Récompensée de l’Oscar de la meilleure actrice dans un second rôle pour Marriage Story de Noah Baumbach en 2020, Laura Dern s’est également illustrée dans un certain nombre de séries, dont Enlightened de Mark White (le créateur de The White Lotus), Big Little Lies de Jean-Marc Vallée, mais aussi la saison 3 de Twin Peaks, dans laquelle elle donne corps à la fameuse Diane, dont on ne connaissait que la voix jusque-là. « David m’a confié qu’il avait le sentiment que c’était moi qui lui susurrais à l’oreille tout ce temps. »

Interrogée par un spectateur sur sa participation mémorable à la série Ellen en 1997, où elle campait le crush d’Ellen DeGeneres, l’actrice se remémore le coming out historique de l’animatrice et humoriste américaine. « Ce moment a complètement changé ma vie.
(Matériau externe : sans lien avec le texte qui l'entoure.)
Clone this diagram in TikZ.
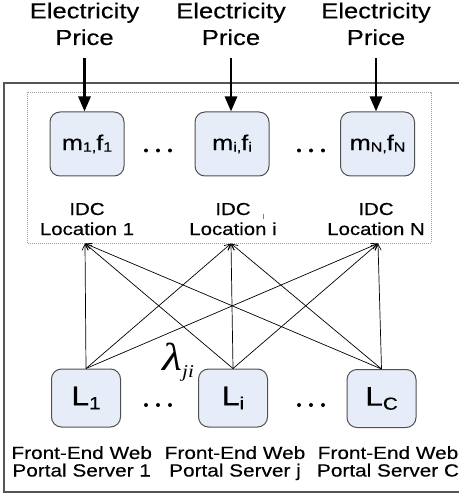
\documentclass[tikz,border=0pt]{standalone}
\usepackage{fontspec}
\setmainfont{Liberation Sans}[RawFeature={embolden=0.3}]
\newfontfamily\lamfont{Liberation Serif}
\usepackage{graphicx}
\usetikzlibrary{arrows.meta}
\definecolor{boxfill}{RGB}{230,237,248}
\definecolor{boxline}{RGB}{80,80,80}
\definecolor{frameline}{RGB}{85,85,85}
\newcommand\hs[1]{\scalebox{1.18}[1]{#1}}
\newcommand\mlines[1]{\hs{\begin{tabular}[b]{@{}c@{}}#1\end{tabular}}}
\newcommand\msub[1]{\raisebox{-1.5pt}{\fontsize{13.5}{13.5}\selectfont #1}}
\newcommand\lsub[1]{\raisebox{-4pt}{\fontsize{17.5}{17.5}\selectfont #1}}
\begin{document}
\begin{tikzpicture}[x=1pt,y=-1pt,
  lbl/.style={inner sep=0pt, anchor=base},
  pricelbl/.style={lbl, font=\fontsize{21.7}{26.7}\selectfont},
  idclbl/.style={lbl, font=\fontsize{17.3}{20}\selectfont},
  weblbl/.style={lbl, font=\fontsize{17.6}{16}\selectfont},
  roundbox/.style={draw=boxline, fill=boxfill, line width=1pt, rounded corners=10pt, inner sep=0pt},
  idcbox/.style={roundbox, minimum width=74pt, minimum height=64pt, font=\fontsize{21.5}{21.5}\selectfont},
  webbox/.style={roundbox, minimum width=69pt, minimum height=58pt, font=\fontsize{27}{27}\selectfont},
  pricearrow/.style={line width=2.8pt, -{Triangle[length=15pt,width=12pt]}, shorten <=5pt},
  flow/.style={line width=0.7pt, -{Straight Barb[length=6pt,width=6pt]}},
  frame/.style={draw=frameline, line width=1.2pt},
  group/.style={draw=gray!75, line width=0.7pt, dash pattern=on 0.7pt off 1.3pt},
  dot/.style={fill=black},
]
\useasboundingbox (0,0) rectangle (458,494);
% frames
\draw[frame] (4,83) rectangle (464,492);
\draw[group] (27,92) rectangle (431,243);
% price labels
\node[pricelbl] (p1) at (84.5,45) {\mlines{Electricity\\Price}};
\node[pricelbl] (p2) at (231,45) {\mlines{Electricity\\Price}};
\node[pricelbl] (p3) at (376,45) {\mlines{Electricity\\Price}};
% IDC boxes
\node[idcbox] (m1) at (87,144) {\hs{m\msub{1,}f\msub{1}}};
\node[idcbox] (mi) at (232,144) {\hs{m\msub{i,}f\msub{i}}};
\node[idcbox] (mN) at (377.5,144) {\hs{m\msub{N,}f\msub{N}}};
\draw[pricearrow] (p1.south) -- (p1.south |- m1.north);
\draw[pricearrow] (p2.south) -- (p2.south |- mi.north);
\draw[pricearrow] (p3.south) -- (p3.south |- mN.north);
% IDC labels
\node[idclbl] (d1) at (87,235) {\mlines{IDC\\Location 1}};
\node[idclbl] (di) at (233,235) {\mlines{IDC\\Location i}};
\node[idclbl] (dN) at (376,235) {\mlines{IDC\\Location N}};
\draw[gray, line width=0.6pt] (263,214) -- (263,219);
% dots
\foreach \x in {146,158,170,299,311,323}{
  \fill[dot] (\x,150.5) circle (2);
  \fill[dot] (\x,405) circle (2);
}
% web boxes
\node[webbox] (l1) at (86,398) {\hs{L\lsub{1}}};
\node[webbox] (li) at (233,398) {\hs{L\lsub{i}}};
\node[webbox] (lc) at (381.5,398.5) {\hs{L\lsub{C}}};
% connector targets
\coordinate (t1) at (85,243.5);
\coordinate (ti) at (231,243.5);
\coordinate (tN) at (378,243.5);
\foreach \b in {l1,li,lc}{
  \foreach \t in {t1,ti,tN}{
    \draw[flow] (\b.north) -- (\t);
  }
}
% lambda
\node[lbl, anchor=base west] (lam) at (162,370) {\hs{\lamfont\itshape\fontsize{39}{39}\selectfont λ\raisebox{-7pt}{\fontsize{18}{18}\selectfont ji}}};
% web labels
\node[weblbl] (w1) at (81.7,476.5) {\mlines{Front-End Web\\Portal Server 1}};
\node[weblbl] (w2) at (235,476.5) {\mlines{Front-End Web\\Portal Server j}};
\node[weblbl] (w3) at (388,476.5) {\mlines{Front-End Web\\Portal Server C}};
\end{tikzpicture}
\end{document}
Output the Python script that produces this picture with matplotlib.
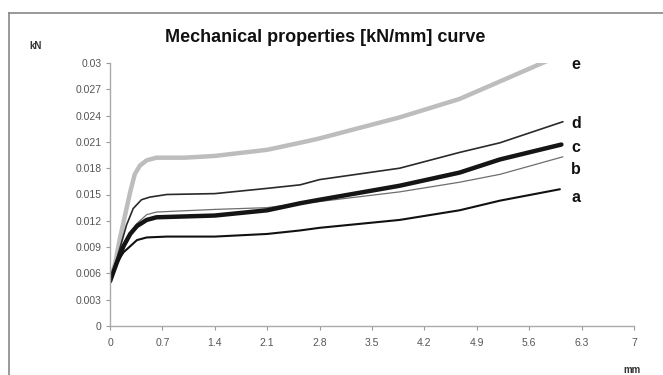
import matplotlib
matplotlib.use("Agg")
import matplotlib.pyplot as plt
from matplotlib.lines import Line2D

# ---- data ----
e_x = [0, 0.07, 0.13, 0.2, 0.27, 0.33, 0.4, 0.49, 0.62, 1.0, 1.4, 2.1, 2.54, 2.8, 3.87, 4.67, 5.21, 5.83]
e_y = [0.0051, 0.0072, 0.0099, 0.0126, 0.0153, 0.0173, 0.0183, 0.0189, 0.0192, 0.0192, 0.0194, 0.0201, 0.0209, 0.0214, 0.0238, 0.0259, 0.0279, 0.0302]

d_x = [0, 0.13, 0.22, 0.31, 0.42, 0.53, 0.76, 1.4, 2.1, 2.54, 2.8, 3.87, 4.67, 5.21, 6.05]
d_y = [0.0051, 0.0088, 0.0115, 0.0134, 0.0144, 0.0147, 0.0150, 0.0151, 0.0157, 0.0161, 0.0167, 0.0180, 0.0198, 0.0209, 0.0233]

c_x = [0, 0.09, 0.18, 0.27, 0.36, 0.49, 0.62, 1.4, 2.1, 2.54, 2.8, 3.87, 4.67, 5.21, 6.03]
c_y = [0.0051, 0.0072, 0.0091, 0.0105, 0.0114, 0.0121, 0.0124, 0.0126, 0.0132, 0.0140, 0.0144, 0.0160, 0.0175, 0.0190, 0.0207]

b_x = [0, 0.09, 0.18, 0.27, 0.36, 0.49, 0.62, 1.4, 2.1, 2.54, 2.8, 3.87, 4.67, 5.21, 6.05]
b_y = [0.0051, 0.0072, 0.0092, 0.0106, 0.0117, 0.0127, 0.0130, 0.0133, 0.0135, 0.0140, 0.0142, 0.0153, 0.0164, 0.0173, 0.0193]

a_x = [0, 0.09, 0.18, 0.27, 0.36, 0.49, 0.76, 1.4, 2.1, 2.54, 2.8, 3.87, 4.67, 5.21, 6.01]
a_y = [0.0051, 0.0072, 0.0084, 0.0091, 0.0098, 0.0101, 0.0102, 0.0102, 0.0105, 0.0109, 0.0112, 0.0121, 0.0132, 0.0143, 0.0156]

series_names = ["e", "d", "c", "b", "a"]
label_y = [0.0298, 0.0231, 0.0204, 0.0179, 0.0147]

x_ticks = [0, 0.7, 1.4, 2.1, 2.8, 3.5, 4.2, 4.9, 5.6, 6.3, 7]
x_tick_labels = ["0", "0.7", "1.4", "2.1", "2.8", "3.5", "4.2", "4.9", "5.6", "6.3", "7"]
y_ticks = [0, 0.003, 0.006, 0.009, 0.012, 0.015, 0.018, 0.021, 0.024, 0.027, 0.03]
y_tick_labels = ["0", "0.003", "0.006", "0.009", "0.012", "0.015", "0.018", "0.021", "0.024", "0.027", "0.03"]

title = "Mechanical properties [kN/mm] curve"
x_unit = "mm"
y_unit = "kN"

# ---- figure ----
narrow = ["Liberation Sans Narrow", "Liberation Sans", "DejaVu Sans"]
fig = plt.figure(figsize=(6.63, 3.75), dpi=100)
fig.patch.set_facecolor("white")

W, H = 663, 375
ax = fig.add_axes([110 / W, 1 - 326 / H, (634 - 110) / W, (326 - 63) / H])

styles = {
    "e": dict(color="#bdbdbd", lw=3.2),
    "d": dict(color="#2a2a2a", lw=1.2),
    "c": dict(color="#151515", lw=3.2),
    "b": dict(color="#6e6e6e", lw=0.9),
    "a": dict(color="#111111", lw=1.5),
}
data = {"e": (e_x, e_y), "d": (d_x, d_y), "c": (c_x, c_y), "b": (b_x, b_y), "a": (a_x, a_y)}
order = ["e", "d", "b", "c", "a"]
for name in order:
    xs, ys = data[name]
    ax.plot(xs, ys, solid_capstyle="round", solid_joinstyle="round", **styles[name])

for name, ly in zip(series_names, label_y):
    ax.text(6.16, ly, name, fontsize=11.5, fontweight="bold", family=["Liberation Sans", "DejaVu Sans"],
            ha="left", va="center", color="#111111")

ax.set_xlim(0, 7)
ax.set_ylim(0, 0.03)
ax.set_xticks(x_ticks)
ax.set_xticklabels(x_tick_labels)
ax.set_yticks(y_ticks)
ax.set_yticklabels(y_tick_labels)
for lab in ax.get_xticklabels() + ax.get_yticklabels():
    lab.set_family(narrow)
    lab.set_fontsize(7.5)
    lab.set_color("#555555")
ax.tick_params(axis="both", direction="out", length=3, width=0.8, color="#999999", pad=3)
ax.tick_params(axis="x", pad=6)

for s in ["top", "right"]:
    ax.spines[s].set_visible(False)
for s in ["left", "bottom"]:
    ax.spines[s].set_color("#aaaaaa")
    ax.spines[s].set_linewidth(1.0)

fig.text(325 / W, 1 - 38 / H, title, fontsize=13, fontweight="bold", family=narrow,
         ha="center", va="center", color="#111111")
fig.text(36 / W, 1 - 46 / H, y_unit, fontsize=7, fontweight="bold", family=narrow,
         ha="center", va="center", color="#333333")
fig.text(632 / W, 1 - 370 / H, x_unit, fontsize=7, fontweight="bold", family=narrow,
         ha="center", va="center", color="#333333")

# outer frame (left and top edges visible)
fig.add_artist(Line2D([9 / W, 9 / W], [0, 1 - 13 / H], transform=fig.transFigure, color="#888888", lw=1.2))
fig.add_artist(Line2D([9 / W, 1], [1 - 13 / H, 1 - 13 / H], transform=fig.transFigure, color="#888888", lw=1.2))

fig.savefig("out.png", dpi=100, facecolor="white")
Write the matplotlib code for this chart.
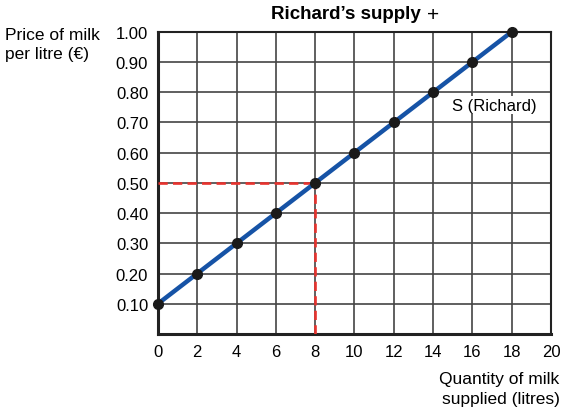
import matplotlib
matplotlib.use("Agg")
import matplotlib.pyplot as plt

plt.rcParams['font.family'] = ['Liberation Sans', 'DejaVu Sans']

# supply schedule
quantity = [0, 2, 4, 6, 8, 10, 12, 14, 16, 18]
price = [0.10, 0.20, 0.30, 0.40, 0.50, 0.60, 0.70, 0.80, 0.90, 1.00]

x_ticks = [0, 2, 4, 6, 8, 10, 12, 14, 16, 18, 20]
y_ticks = [0.1, 0.2, 0.3, 0.4, 0.5, 0.6, 0.7, 0.8, 0.9, 1.0]
y_labels = ['0.10', '0.20', '0.30', '0.40', '0.50', '0.60', '0.70', '0.80', '0.90', '1.00']

# highlighted point
q_mark = 8
p_mark = 0.50

fig = plt.figure(figsize=(5.64, 4.10), dpi=100)
ax = fig.add_axes([0.280, 0.183, 0.697, 0.737])

ax.set_xlim(0, 20)
ax.set_ylim(0, 1.0)
ax.set_xticks(x_ticks)
ax.set_xticklabels([str(v) for v in x_ticks], fontsize=12)
ax.set_yticks(y_ticks)
ax.set_yticklabels(y_labels, fontsize=12)
ax.tick_params(length=0, pad=7)
ax.grid(True, color='#444444', linewidth=1.2)
ax.set_axisbelow(True)
for s in ax.spines.values():
    s.set_color('#222222')
    s.set_linewidth(1.5)
ax.spines['left'].set_linewidth(2.2)
ax.spines['bottom'].set_linewidth(2.2)

# red dashed guides
ax.plot([0, q_mark], [p_mark, p_mark], color='#e8332e', linewidth=1.9,
        dashes=(3.5, 2), zorder=3)
ax.plot([q_mark, q_mark], [0, p_mark], color='#e8332e', linewidth=1.9,
        dashes=(3.5, 2), zorder=3)

ax.plot(quantity, price, color='#1653a6', linewidth=3.2, zorder=4,
        solid_capstyle='butt')
ax.plot(quantity, price, 'o', color='#1a1a1a', markersize=7, zorder=5,
        clip_on=False)

ax.text(17.1, 0.757, 'S (Richard)', fontsize=12, ha='center', va='center',
        bbox=dict(facecolor='white', edgecolor='none', pad=1), zorder=6)

fig.text(0.614, 0.965, "Richard\u2019s supply", fontsize=13.5, fontweight='bold',
         ha='center', va='center')
fig.text(0.768, 0.963, "+", fontsize=15, ha='center', va='center')

fig.text(0.009, 0.890, 'Price of milk\nper litre (\u20ac)', fontsize=12.5,
         ha='left', va='center', linespacing=1.4)
fig.text(0.992, 0.050, 'Quantity of milk\nsupplied (litres)', fontsize=12.5,
         ha='right', va='center', linespacing=1.4)

fig.savefig('out.png', dpi=100)
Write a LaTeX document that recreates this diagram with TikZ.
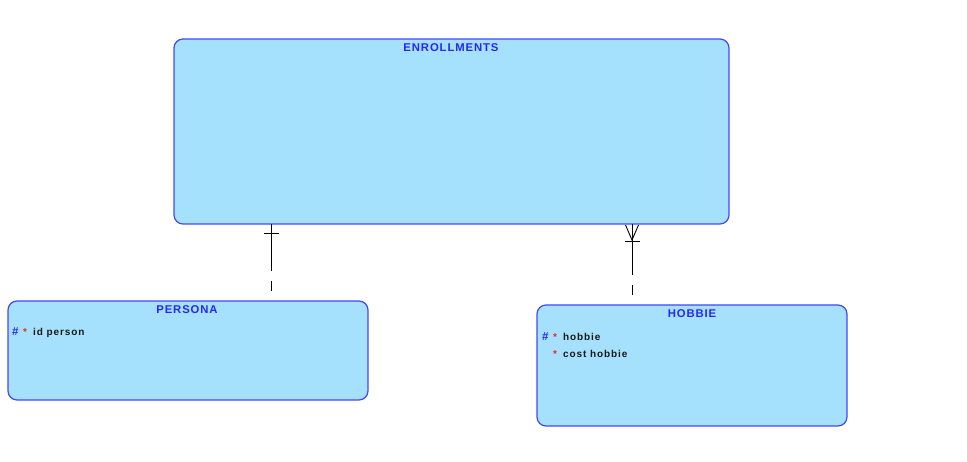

Ça a été incroyable pour moi de soutenir Ellen à cet instant précis de son existence, de regarder cette femme adulte dans les yeux, de sentir sa main trembler dans la mienne, la peur la parcourir. J’en ai eu le cœur brisé et ne souhaite à personne de traverser cette épreuve. »

Et la salle de saisir dans l’émotion qui s’est installée sur scène l’importance que Laura Dern confère à la création de modèles, à quel point aussi elle se nourrit de figures du passé – à l’image de Bette Davis, Shelley Winters (Lolita) ou Ann Baxter (Ève) – comme de nouveaux regards. « Je suis toujours à l’écoute d’artistes qui offrent quelque chose de pur dans leur radicalité. » Quand on la questionne sur sa collaboration avec Jean-Marc Vallée, disparu prématurément fin 2021, elle se rappelle son envie furieuse, tant dans Wild (1994) que dans Big Little Lies (2017-2019), de lui faire tout essayer. « Au déjeuner, il me faisait tourner des scènes seule, on explorait les personnages avec une férocité que j’aime énormément. » Si, loin de tout formatage esthétique, l’actrice a beaucoup voyagé dans la plasticité de son visage, elle trouve chez Florian Zeller, qui la dirige dans The Son, en salles le 1er mars, un nouveau guide. « Il m’a accompagnée de manière géniale dans le rôle d’une mère en souffrance, dont la rage et le désespoir – que l’on a pu voir s’exprimer chez tant de mes personnages – sont cette fois-ci totalement rentrés », confie l’actrice, se fendant plus tard de quelques mots en français, cocasses imitations du réalisateur qui vient de rejoindre sa fascinante galaxie.